═══ Entries provided ═══
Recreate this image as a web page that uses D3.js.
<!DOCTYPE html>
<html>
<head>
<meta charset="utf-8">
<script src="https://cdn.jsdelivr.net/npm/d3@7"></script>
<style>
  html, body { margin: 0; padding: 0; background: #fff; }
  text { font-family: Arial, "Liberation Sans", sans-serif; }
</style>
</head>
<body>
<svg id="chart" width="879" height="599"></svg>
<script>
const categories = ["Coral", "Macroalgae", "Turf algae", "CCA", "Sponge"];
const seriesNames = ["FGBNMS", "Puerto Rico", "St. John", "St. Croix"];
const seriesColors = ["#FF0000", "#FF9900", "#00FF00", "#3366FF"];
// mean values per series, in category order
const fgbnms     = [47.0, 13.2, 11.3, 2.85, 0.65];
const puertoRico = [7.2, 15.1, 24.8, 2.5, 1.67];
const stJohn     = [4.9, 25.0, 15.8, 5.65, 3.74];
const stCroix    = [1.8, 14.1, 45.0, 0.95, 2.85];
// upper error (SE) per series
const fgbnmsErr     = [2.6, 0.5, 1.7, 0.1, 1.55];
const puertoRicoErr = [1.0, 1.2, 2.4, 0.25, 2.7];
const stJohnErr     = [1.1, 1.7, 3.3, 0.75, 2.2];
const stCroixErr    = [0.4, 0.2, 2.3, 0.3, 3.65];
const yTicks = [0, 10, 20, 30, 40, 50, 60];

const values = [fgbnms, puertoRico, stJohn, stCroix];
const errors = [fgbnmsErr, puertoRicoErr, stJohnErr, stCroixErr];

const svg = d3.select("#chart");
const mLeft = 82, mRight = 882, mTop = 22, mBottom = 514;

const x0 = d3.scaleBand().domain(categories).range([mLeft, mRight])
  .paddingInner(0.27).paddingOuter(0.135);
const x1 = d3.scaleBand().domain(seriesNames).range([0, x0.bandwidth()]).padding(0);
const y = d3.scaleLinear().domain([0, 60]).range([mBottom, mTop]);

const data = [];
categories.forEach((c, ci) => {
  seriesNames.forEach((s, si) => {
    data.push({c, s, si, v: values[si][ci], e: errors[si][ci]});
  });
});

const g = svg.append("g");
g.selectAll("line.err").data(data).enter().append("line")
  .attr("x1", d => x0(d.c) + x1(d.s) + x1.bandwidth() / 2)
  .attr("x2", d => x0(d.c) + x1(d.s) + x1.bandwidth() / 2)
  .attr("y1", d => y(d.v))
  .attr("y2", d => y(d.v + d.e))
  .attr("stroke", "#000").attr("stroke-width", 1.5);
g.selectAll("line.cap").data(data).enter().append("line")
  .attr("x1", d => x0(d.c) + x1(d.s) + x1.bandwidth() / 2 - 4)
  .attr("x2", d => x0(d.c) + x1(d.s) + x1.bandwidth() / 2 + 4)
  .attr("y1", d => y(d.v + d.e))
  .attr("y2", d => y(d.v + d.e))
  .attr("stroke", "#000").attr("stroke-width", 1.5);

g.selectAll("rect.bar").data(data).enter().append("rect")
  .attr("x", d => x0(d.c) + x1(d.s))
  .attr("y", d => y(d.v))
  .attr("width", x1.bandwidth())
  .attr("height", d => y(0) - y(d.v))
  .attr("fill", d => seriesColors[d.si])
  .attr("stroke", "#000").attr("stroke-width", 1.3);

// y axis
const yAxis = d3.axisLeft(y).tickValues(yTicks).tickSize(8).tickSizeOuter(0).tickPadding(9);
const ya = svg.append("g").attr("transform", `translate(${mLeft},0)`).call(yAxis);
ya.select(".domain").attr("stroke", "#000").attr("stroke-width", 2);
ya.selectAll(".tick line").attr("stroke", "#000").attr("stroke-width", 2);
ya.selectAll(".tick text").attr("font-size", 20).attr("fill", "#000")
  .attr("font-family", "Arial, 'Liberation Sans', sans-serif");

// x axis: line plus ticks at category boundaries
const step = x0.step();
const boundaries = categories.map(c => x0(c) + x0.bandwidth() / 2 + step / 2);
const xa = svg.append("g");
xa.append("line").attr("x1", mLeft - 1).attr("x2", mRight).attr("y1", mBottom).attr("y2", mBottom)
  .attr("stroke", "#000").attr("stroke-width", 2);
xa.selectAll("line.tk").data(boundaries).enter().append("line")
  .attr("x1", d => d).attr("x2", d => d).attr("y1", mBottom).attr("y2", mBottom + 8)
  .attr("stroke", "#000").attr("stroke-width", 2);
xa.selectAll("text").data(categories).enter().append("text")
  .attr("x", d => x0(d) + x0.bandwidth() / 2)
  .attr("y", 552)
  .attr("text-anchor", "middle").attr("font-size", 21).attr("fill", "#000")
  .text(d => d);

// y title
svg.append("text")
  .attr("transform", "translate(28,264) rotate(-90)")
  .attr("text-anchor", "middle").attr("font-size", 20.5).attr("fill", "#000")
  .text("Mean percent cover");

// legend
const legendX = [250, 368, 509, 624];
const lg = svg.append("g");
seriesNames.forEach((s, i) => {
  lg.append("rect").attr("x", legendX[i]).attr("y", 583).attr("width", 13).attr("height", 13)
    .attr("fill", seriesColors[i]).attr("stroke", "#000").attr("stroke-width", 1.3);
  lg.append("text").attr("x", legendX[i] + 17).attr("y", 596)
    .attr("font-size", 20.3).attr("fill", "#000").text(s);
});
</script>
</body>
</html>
═══
═══ Entries provided ═══
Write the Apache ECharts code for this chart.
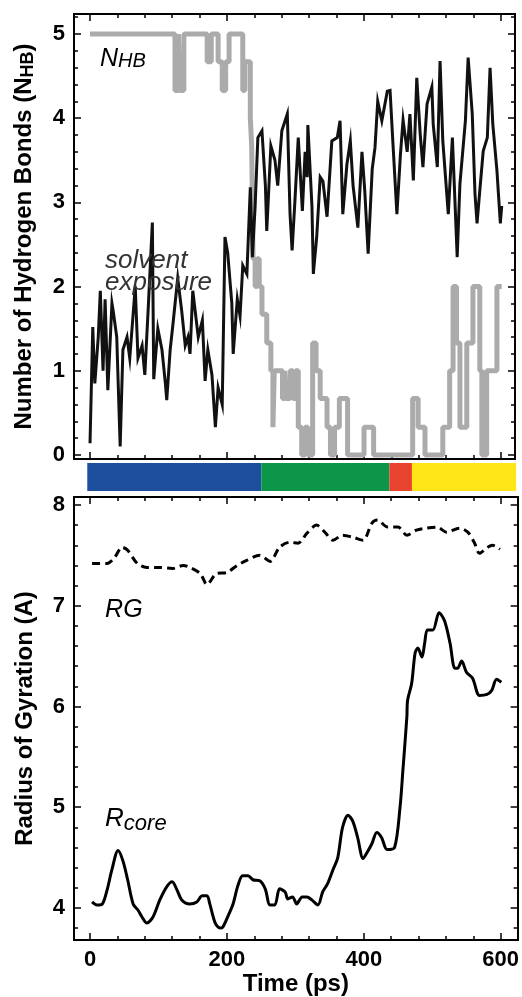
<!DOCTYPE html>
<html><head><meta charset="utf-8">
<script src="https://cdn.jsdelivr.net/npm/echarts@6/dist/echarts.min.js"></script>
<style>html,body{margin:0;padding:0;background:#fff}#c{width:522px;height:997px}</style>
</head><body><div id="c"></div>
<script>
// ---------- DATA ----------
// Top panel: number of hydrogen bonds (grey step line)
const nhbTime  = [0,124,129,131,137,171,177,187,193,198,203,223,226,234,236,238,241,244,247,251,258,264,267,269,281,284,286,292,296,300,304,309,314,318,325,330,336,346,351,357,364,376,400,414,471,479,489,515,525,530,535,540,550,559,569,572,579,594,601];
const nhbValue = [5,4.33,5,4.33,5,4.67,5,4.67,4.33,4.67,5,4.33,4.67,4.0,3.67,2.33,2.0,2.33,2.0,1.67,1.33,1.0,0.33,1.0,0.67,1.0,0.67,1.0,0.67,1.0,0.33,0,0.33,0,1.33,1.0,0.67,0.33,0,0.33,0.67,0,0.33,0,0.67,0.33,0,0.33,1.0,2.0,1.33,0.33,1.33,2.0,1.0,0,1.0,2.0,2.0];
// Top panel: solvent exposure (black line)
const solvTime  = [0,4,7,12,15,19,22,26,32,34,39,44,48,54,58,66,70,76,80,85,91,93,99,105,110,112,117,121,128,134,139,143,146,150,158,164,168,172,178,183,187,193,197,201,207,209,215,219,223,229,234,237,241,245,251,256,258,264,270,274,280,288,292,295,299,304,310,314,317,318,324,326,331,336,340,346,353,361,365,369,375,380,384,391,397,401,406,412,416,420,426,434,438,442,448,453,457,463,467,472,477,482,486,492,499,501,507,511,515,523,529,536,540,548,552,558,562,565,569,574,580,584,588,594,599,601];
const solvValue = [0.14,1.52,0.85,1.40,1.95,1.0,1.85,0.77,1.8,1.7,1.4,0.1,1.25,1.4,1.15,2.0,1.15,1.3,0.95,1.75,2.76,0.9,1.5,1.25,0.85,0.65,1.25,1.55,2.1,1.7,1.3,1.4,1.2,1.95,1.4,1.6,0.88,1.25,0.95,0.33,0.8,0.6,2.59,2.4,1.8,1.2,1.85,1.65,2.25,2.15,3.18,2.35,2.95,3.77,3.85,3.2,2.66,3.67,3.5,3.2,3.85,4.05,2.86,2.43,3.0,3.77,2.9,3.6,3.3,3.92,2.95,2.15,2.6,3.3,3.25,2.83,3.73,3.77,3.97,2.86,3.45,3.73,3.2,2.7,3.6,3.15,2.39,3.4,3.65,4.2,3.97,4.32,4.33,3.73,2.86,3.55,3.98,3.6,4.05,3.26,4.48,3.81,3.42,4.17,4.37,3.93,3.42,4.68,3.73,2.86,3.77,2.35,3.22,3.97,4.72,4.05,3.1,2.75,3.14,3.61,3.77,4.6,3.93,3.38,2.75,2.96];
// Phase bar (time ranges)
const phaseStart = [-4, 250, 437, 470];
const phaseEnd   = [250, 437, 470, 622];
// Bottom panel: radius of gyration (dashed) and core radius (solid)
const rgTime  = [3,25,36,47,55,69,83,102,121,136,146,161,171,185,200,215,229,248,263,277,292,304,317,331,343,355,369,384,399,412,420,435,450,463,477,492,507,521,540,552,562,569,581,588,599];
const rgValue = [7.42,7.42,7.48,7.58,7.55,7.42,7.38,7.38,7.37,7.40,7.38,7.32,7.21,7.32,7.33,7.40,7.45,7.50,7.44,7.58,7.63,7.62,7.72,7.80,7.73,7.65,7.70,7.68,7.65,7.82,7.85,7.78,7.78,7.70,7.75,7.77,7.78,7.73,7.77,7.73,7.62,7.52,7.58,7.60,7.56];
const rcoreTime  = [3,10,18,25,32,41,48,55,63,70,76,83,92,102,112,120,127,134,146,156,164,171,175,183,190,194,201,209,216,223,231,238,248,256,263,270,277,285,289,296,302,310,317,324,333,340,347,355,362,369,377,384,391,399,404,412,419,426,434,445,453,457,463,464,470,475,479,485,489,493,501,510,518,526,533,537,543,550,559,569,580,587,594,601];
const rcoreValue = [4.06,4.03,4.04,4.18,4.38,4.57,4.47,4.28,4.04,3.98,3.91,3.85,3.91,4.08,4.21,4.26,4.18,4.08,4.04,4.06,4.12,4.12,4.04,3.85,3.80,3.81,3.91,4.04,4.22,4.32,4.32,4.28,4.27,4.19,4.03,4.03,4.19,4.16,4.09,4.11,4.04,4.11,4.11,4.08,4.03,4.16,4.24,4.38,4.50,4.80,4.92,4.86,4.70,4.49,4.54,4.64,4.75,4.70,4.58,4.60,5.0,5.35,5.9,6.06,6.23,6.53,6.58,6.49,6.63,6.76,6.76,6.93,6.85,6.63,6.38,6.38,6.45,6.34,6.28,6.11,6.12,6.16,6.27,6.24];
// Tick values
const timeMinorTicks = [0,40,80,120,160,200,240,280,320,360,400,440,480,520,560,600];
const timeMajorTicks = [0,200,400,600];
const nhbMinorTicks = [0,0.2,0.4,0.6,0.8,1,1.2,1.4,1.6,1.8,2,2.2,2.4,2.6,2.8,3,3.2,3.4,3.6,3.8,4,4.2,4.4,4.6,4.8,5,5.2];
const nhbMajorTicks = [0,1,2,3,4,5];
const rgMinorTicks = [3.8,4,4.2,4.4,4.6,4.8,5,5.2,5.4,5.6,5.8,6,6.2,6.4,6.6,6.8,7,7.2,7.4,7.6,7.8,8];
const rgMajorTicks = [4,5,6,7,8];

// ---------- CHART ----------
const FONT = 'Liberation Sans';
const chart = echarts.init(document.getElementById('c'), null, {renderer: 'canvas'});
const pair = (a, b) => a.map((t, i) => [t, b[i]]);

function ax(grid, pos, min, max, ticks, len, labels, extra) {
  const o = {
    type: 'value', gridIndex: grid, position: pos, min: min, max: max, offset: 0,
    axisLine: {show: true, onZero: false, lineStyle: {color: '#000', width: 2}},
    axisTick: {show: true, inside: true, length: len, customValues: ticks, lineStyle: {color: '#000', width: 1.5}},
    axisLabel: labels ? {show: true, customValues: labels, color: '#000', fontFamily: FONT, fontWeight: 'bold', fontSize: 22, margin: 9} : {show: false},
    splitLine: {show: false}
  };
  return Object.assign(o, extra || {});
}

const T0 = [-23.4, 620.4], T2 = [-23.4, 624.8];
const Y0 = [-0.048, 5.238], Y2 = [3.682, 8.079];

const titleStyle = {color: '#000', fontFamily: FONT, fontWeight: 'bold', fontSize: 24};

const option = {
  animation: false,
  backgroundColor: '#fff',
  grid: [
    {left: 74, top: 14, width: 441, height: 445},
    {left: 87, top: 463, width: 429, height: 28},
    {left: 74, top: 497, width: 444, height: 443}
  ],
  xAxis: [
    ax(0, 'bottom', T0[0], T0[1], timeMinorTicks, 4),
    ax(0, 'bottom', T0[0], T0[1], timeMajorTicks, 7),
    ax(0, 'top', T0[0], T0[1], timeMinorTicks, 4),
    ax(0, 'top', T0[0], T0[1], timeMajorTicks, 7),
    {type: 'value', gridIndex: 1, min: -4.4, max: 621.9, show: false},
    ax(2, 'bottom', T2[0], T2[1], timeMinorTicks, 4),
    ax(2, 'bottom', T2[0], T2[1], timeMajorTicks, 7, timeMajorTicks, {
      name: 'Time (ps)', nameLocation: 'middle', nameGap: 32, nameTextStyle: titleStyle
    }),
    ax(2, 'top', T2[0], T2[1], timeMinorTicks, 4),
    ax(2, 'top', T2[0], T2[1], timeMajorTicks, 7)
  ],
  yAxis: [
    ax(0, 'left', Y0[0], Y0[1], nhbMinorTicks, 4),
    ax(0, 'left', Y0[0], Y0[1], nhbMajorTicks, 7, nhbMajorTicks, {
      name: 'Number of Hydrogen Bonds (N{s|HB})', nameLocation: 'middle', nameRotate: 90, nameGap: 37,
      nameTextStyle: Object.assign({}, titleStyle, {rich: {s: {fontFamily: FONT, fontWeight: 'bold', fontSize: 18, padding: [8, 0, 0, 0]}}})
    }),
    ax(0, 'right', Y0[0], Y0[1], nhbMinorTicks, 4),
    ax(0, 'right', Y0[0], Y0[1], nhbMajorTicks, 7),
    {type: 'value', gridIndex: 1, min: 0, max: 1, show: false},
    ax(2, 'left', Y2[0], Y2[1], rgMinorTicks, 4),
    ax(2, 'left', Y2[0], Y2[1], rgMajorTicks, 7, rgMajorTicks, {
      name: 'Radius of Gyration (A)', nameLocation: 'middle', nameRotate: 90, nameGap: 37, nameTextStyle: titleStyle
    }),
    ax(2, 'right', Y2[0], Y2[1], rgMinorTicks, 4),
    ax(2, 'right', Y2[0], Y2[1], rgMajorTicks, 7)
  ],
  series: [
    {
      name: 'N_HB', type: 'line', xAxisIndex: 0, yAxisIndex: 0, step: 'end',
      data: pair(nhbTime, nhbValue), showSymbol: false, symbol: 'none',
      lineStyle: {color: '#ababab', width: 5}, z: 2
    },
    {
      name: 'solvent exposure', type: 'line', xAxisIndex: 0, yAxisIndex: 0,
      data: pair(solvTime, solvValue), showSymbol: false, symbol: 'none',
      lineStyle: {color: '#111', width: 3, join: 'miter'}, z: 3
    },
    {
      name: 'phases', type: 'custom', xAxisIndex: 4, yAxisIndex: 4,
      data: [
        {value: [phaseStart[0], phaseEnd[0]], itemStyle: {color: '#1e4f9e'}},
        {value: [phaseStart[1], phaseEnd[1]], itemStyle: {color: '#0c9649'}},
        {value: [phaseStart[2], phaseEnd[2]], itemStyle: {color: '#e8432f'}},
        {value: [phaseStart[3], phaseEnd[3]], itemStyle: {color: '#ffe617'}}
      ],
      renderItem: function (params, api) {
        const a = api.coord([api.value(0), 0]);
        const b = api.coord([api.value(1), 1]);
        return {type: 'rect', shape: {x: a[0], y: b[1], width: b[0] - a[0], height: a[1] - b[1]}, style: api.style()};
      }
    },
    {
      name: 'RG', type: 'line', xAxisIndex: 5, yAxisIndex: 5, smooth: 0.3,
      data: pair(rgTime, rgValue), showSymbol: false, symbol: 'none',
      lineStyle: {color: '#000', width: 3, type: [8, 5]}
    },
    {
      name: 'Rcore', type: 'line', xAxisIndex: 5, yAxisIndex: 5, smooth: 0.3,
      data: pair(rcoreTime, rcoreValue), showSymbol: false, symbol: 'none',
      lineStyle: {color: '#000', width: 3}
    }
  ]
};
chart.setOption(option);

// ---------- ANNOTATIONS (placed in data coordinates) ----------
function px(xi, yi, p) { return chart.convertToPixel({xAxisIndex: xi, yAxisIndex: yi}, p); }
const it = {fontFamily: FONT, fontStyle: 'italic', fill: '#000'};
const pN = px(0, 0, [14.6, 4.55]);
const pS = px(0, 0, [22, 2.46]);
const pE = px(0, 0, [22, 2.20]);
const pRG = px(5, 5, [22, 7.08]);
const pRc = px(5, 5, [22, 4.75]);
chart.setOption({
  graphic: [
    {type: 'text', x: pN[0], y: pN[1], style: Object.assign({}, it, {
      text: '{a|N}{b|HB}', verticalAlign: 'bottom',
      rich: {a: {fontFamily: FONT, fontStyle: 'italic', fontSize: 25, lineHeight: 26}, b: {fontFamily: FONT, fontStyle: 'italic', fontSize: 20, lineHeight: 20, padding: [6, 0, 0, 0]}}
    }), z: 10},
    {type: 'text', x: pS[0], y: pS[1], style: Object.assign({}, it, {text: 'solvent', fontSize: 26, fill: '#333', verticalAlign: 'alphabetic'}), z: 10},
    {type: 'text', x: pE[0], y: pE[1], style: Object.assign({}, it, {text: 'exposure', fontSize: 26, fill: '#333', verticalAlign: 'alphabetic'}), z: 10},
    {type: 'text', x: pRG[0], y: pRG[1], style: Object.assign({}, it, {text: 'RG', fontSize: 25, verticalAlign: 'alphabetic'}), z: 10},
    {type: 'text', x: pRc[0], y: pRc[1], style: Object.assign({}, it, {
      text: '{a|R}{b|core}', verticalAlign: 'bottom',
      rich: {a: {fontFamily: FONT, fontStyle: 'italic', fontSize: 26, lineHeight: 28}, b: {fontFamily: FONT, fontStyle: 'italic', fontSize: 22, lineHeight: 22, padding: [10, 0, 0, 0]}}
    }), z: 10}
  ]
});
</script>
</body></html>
═══
Problem requirements - State how many lines include the string "this", and nothing more.

Task output - 2